Their time is up. And I just hope—I just hope that Recy Taylor died knowing that her truth, like the truth of so many other women who were tormented in those years, and even now tormented, goes marching on. It was somewhere in Rosa Parks’ heart almost 11 years later, when she made the decision to stay seated on that bus in Montgomery, and it’s here with every woman who chooses to say, “Me too.” And every man—every man who chooses to listen.

In my career, what I’ve always tried my best to do, whether on television or through film, is to say something about how men and women really behave. To say how we experience shame, how we love and how we rage, how we fail, how we retreat, persevere, and how we overcome.
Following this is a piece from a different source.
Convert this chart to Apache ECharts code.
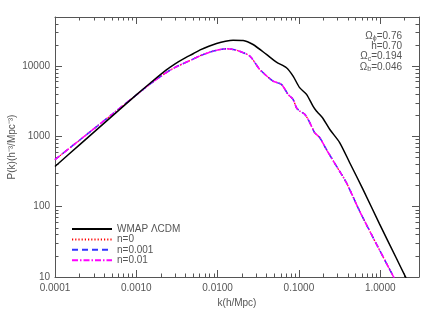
<!DOCTYPE html>
<html>
<head>
<meta charset="utf-8">
<script src="https://cdn.jsdelivr.net/npm/echarts@6/dist/echarts.min.js"></script>
<style>html,body{margin:0;padding:0;background:#fff}#c{width:436px;height:312px}</style>
</head>
<body>
<div id="c"></div>
<script>
// ---- data ----
const kBlack = [0.0001, 0.0002, 0.0005, 0.001, 0.0015, 0.0023, 0.003, 0.0038, 0.005, 0.0061, 0.0078, 0.0097, 0.0125, 0.0155, 0.0206, 0.0273, 0.0399, 0.0529, 0.0703, 0.0848, 0.102, 0.124, 0.149, 0.164, 0.180, 0.198, 0.239, 0.317, 0.420, 0.612, 0.980, 1.57, 2.04, 2.4];
const pBlack = [374, 759, 1930, 3900, 5800, 8700, 10800, 12700, 15000, 17000, 19200, 21000, 22600, 23400, 23200, 20300, 14660, 11400, 9490, 7210, 4940, 3970, 2700, 2300, 2050, 1800, 1265, 818, 426, 178, 57, 18.8, 10.1, 6.9];
const kColored = [0.0001, 0.0002, 0.0005, 0.001, 0.0015, 0.0023, 0.003, 0.0038, 0.005, 0.0061, 0.0088, 0.0129, 0.0171, 0.0249, 0.033, 0.0481, 0.061, 0.0735, 0.0847, 0.0931, 0.102, 0.118, 0.136, 0.156, 0.180, 0.217, 0.288, 0.383, 0.557, 0.811, 1.19, 1.43, 1.7];
const pN0    = [467, 883, 2050, 3880, 5640, 8000, 9600, 10900, 12600, 14050, 16300, 17650, 16870, 13870, 8980, 6120, 5500, 3970, 3370, 2570, 2300, 2070, 1575, 1135, 964, 658, 382, 221, 87, 37, 15.8, 10.5, 7.1];
const pN0001 = [467, 883, 2050, 3880, 5640, 8000, 9600, 10900, 12600, 14050, 16300, 17650, 16870, 13870, 8980, 6120, 5500, 3970, 3370, 2570, 2300, 2070, 1575, 1135, 964, 658, 382, 221, 87, 37, 15.8, 10.5, 7.1];
const pN001  = [467, 883, 2050, 3880, 5640, 8000, 9600, 10900, 12600, 14050, 16300, 17650, 16870, 13870, 8980, 6120, 5500, 3970, 3370, 2570, 2300, 2070, 1575, 1135, 964, 658, 382, 221, 87, 37, 15.8, 10.5, 7.1];
const seriesNames = ['WMAP ΛCDM', 'n=0', 'n=0.001', 'n=0.01'];
const xMajor = [0.0001, 0.001, 0.01, 0.1, 1];
const xMinor = [0.0002,0.0003,0.0004,0.0005,0.0006,0.0007,0.0008,0.0009,
                0.002,0.003,0.004,0.005,0.006,0.007,0.008,0.009,
                0.02,0.03,0.04,0.05,0.06,0.07,0.08,0.09,
                0.2,0.3,0.4,0.5,0.6,0.7,0.8,0.9,2,3];
const yMajor = [10, 100, 1000, 10000];
const yMinor = [20,30,40,50,60,70,80,90,200,300,400,500,600,700,800,900,
                2000,3000,4000,5000,6000,7000,8000,9000,20000,30000,40000,50000];
const params = [['Ω','ϕ','=0.76'], ['','','h=0.70'], ['Ω','c','=0.194'], ['Ω','b','=0.046']];

const zip = (a, b) => a.map((v, i) => [v, b[i]]);
const AX = '#555';
const FONT = 'Liberation Sans, Arial, sans-serif';
const X_MIN = 0.0001, X_MAX = 3, Y_MIN = 10, Y_MAX = 50000;

function xAx(pos, ticks, len, main) {
  return {
    type: 'log', logBase: 10, min: X_MIN, max: X_MAX, position: pos, gridIndex: 0,
    axisLine: { show: main, lineStyle: { color: AX, width: 1 } },
    axisTick: { show: true, inside: true, length: len, customValues: ticks, lineStyle: { color: AX } },
    axisLabel: main && pos === 'bottom' ? {
      show: true, customValues: xMajor, color: AX, fontSize: 10, fontFamily: FONT, margin: 6,
      formatter: v => Number(v).toFixed(4)
    } : { show: false },
    splitLine: { show: false }, minorTick: { show: false },
    name: main && pos === 'bottom' ? 'k(h/Mpc)' : '',
    nameLocation: 'middle', nameGap: 16,
    nameTextStyle: { color: AX, fontSize: 10, fontFamily: FONT }
  };
}
function yAx(pos, ticks, len, main) {
  return {
    type: 'log', logBase: 10, min: Y_MIN, max: Y_MAX, position: pos, gridIndex: 0,
    axisLine: { show: main, lineStyle: { color: AX, width: 1 } },
    axisTick: { show: true, inside: true, length: len, customValues: ticks, lineStyle: { color: AX } },
    axisLabel: main && pos === 'left' ? {
      show: true, customValues: yMajor, color: AX, fontSize: 10, fontFamily: FONT, margin: 5,
      formatter: v => String(Math.round(v))
    } : { show: false },
    splitLine: { show: false }, minorTick: { show: false },
    name: main && pos === 'left' ? 'P(k)(h⁻³/Mpc⁻³)' : '',
    nameLocation: 'middle', nameGap: 38, nameMoveOverlap: false,
    nameTextStyle: { color: AX, fontSize: 10, fontFamily: FONT }
  };
}

const chart = echarts.init(document.getElementById('c'), null, { renderer: 'canvas' });
const richTxt = {
  a: { fontSize: 10, fontFamily: FONT, fill: AX, color: AX },
  s: { fontSize: 7, fontFamily: FONT, fill: AX, color: AX, padding: [4, 0, 0, 0] }
};
const graphics = params.map((p, i) => ({
  type: 'text', right: 34, top: 31 + i * 10.3,
  style: {
    text: (p[0] ? '{a|' + p[0] + '}' : '') + (p[1] ? '{s|' + p[1] + '}' : '') + '{a|' + p[2] + '}',
    rich: richTxt, fill: AX, font: '10px ' + FONT
  }
}));

chart.setOption({
  animation: false,
  backgroundColor: '#fff',
  grid: { left: 55, right: 17, top: 17, bottom: 35, outerBoundsMode: 'none', containLabel: false },
  xAxis: [xAx('bottom', xMajor, 7, true), xAx('bottom', xMinor, 3.5, false),
          xAx('top', xMajor, 7, true), xAx('top', xMinor, 3.5, false)],
  yAxis: [yAx('left', yMajor, 7, true), yAx('left', yMinor, 3.5, false),
          yAx('right', yMajor, 7, true), yAx('right', yMinor, 3.5, false)],
  legend: {
    orient: 'vertical', left: 66, top: 219, itemWidth: 40, itemHeight: 10, itemGap: 0.4,
    data: seriesNames,
    itemStyle: { opacity: 0, borderWidth: 0 },
    textStyle: { color: AX, fontSize: 10, fontFamily: FONT, lineHeight: 10 }
  },
  graphic: graphics,
  series: [
    { name: seriesNames[1], type: 'line', data: zip(kColored, pN0), showSymbol: false, symbol: 'none', smooth: 0.25,
      lineStyle: { color: '#ff0000', width: 1.3, type: [1.2, 2] }, itemStyle: { color: '#ff0000' }, z: 3 },
    { name: seriesNames[2], type: 'line', data: zip(kColored, pN0001), showSymbol: false, symbol: 'none', smooth: 0.25,
      lineStyle: { color: '#3333ff', width: 1.5, type: [6, 4] }, itemStyle: { color: '#3333ff' }, z: 4 },
    { name: seriesNames[3], type: 'line', data: zip(kColored, pN001), showSymbol: false, symbol: 'none', smooth: 0.25,
      lineStyle: { color: '#ff00ff', width: 1.5, type: [6, 2, 1.5, 2] }, itemStyle: { color: '#ff00ff' }, z: 5 },
    { name: seriesNames[0], type: 'line', data: zip(kBlack, pBlack), showSymbol: false, symbol: 'none', smooth: 0.25,
      lineStyle: { color: '#000000', width: 1.5 }, itemStyle: { color: '#000000' }, z: 6 }
  ]
});
</script>
</body>
</html>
I’ve interviewed and portrayed people who’ve withstood some of the ugliest things life can throw at you, but the one quality all of them seem to share is an ability to maintain hope for a brighter morning, even during our darkest nights. So I want all the girls watching here, now, to know that a new day is on the horizon! And when that new day finally dawns, it will be because of a lot of magnificent women, many of whom are right here in this room tonight, and some pretty phenomenal men, fighting hard to make sure that they become the leaders who take us to the time when nobody ever has to say ‘Me too’ again.”